Class played a part: In her interview Mollie Hickey remembered the ordinary Frau Rocholl as "a genuine Nazi", but thought National Socialism "didn't really go" with the aristocratic and sporty Baroness von Korff. She was, Mollie recalled, laughing, more concerned with the ranking of her charges, whose status was marked by the kinds of tines, spikes, on the coronets stitched on the girls' woven nametags.
The school’s final year in the town must have been a strange one. Having briefly fled Bexhill during the Munich Crisis in September 1938, the girls returned to a town grimly preparing for war with Germany. Officials started issuing gas masks to civilians and training volunteers in ways to help people trapped in bombed buildings. Popular literature and media accounts of Nazi bombing raids on civilians in Spain that year drove fears of mass casualties under Nazi Luftwaffe air attack.
In February 1939, the Earl De la Warr – who had earlier championed the work of German architect Erich Mendelsohn, a refugee from Hitler’s anti-semitic regime, as co-designer of the Pavilion that bears his name in Bexhill – was in Paris marshalling support for the Anglo-French alliance against Nazi aggression.
“We assert the right to think and to speak what we feel,” the Bexhill Observer reported the Earl as saying, “the right to read the books and see the pictures and hear the music of artists, not only of our own but of all races, including Jews, and finally the right of human beings to enjoy and develop the more decent and friendly things in their nature.”
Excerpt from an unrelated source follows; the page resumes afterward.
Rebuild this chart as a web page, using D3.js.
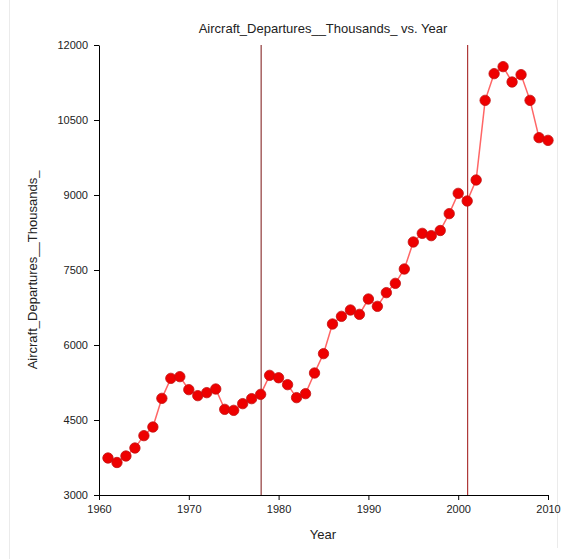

Yet as late as April 1939 the school was still making a special effort to celebrate Hitler’s birthday in Bexhill. One of the last new arrivals at the school, Countess Reinhild von Hardenberg, recalled her astonishment to see Frau Rocholl’s solemn celebration of the anniversary on 20 April. “The swastika was hoisted, the food was a little better than usual, and we had to sing National Socialist songs,” she wrote in her autobiography. “It was all very embarrassing for me.” (This was not post-war revisionism: Reinhilde and her father were committed anti-Nazis, eventually playing a key role in the failed July 1944 plot to assassinate Hitler.)
A month later Frau Rocholl was still holding out hope that she and her girls might continue their slightly surreal lifestyle on the Sussex coast. The Sunday People newspaper interviewed Frau Rocholl, “tall and stately,” and Baroness von Korff, “dark and smiling,” in Bexhill in May 1939.
The People reported their surprise when asked if, in view of the international situation, any of their distinguished pupils had returned to Germany. “Why should they?” Rocholl replied, “There’s not going to be a war. There is no need for panic of any kind, and it’s lessons as usual here.” So convinced she was of peace, she was even planning a Nazi boys school in England as well.
Augusta Victoria College did not finally close and its last girls return home until 26 August 1939. Six days earlier Hitler had shocked the world by announcing a non-aggression pact between Nazi Germany and the Soviet Union, making war in Europe a certainty. Two days before the House of Commons had met in special session to pass the Emergency Powers (Defence) Act in response. A day earlier Germany had cut telecommunications with Britain to all but high echelon connections.
The girls and their teachers hurried onto civilian planes and boats to return home to Germany before they too were cut off. The film tells a slightly different story, but by that time, Frau Rocholl’s optimism notwithstanding, they were all out of options. Just over a week after they departed, Germany and Britain were at war.